Hey all, I'm doing my first review! Have you ever seen a photo like this:








It's one of the most iconic images of aquaria. but, without an expensive SW set up, you can kiss that dream goodbye. At least, I though so, until, I got these great ornaments for Christmas. Here is the link. You can choose your color and I think they have free shipping to the US and Canada.
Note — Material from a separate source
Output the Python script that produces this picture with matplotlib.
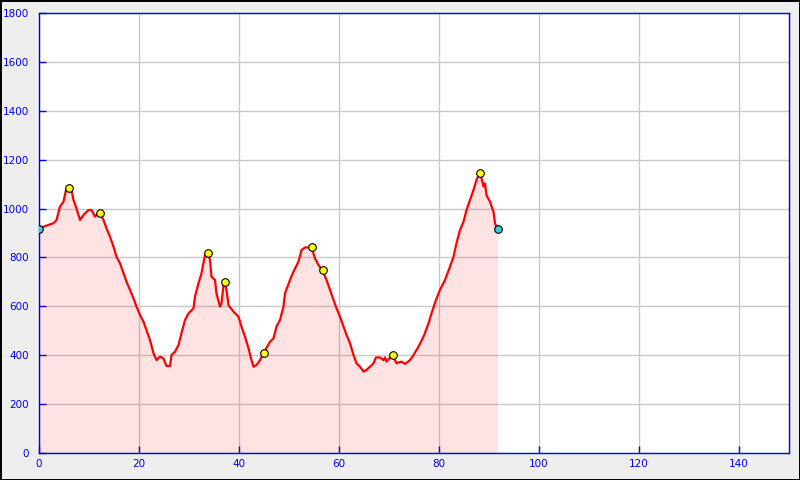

High Likeness Imitated Aquarium Ocean 13CM Coral Fish Tank Decoration - US$3.99

I put mine in my 20 gal community and all my fish love it! The tentacles(??) are really soft and they look AMAZING in the tank. Now, being a $4 item with free shipping, I have no clue how they'll stand the test of time. I'll post how there holding up in a month or so.


----------



## RackinRocky

I don't know if it's true or not, but I read on another board or two that these things can let off dangerous chemicals, and are not safe. One person said his had some oily gunk on it that wouldn't wash off, and another person or two said there's stunk like chemicals. I don't want to alarm you, because I don't know if it's true, and I have no used them myself, but maybe someone else can shed some light on this issue.


----------



## redthebetta

I'll go check mine now.

Edit: just checked 'em. No oily gunk and no overly strong smell. I read on another thread that the Walmart ones are the bad ones and these don't look at all like the anemones my local WM has.


----------



## RackinRocky

Good to hear that! Get some pics when you can!


----------



## redthebetta

Oh yea, if I'm not to busy watching movies and shooting fireworks, I'll upload some


----------



## Elanhac

I followed your link and ordered three. How is yours holding up ?


----------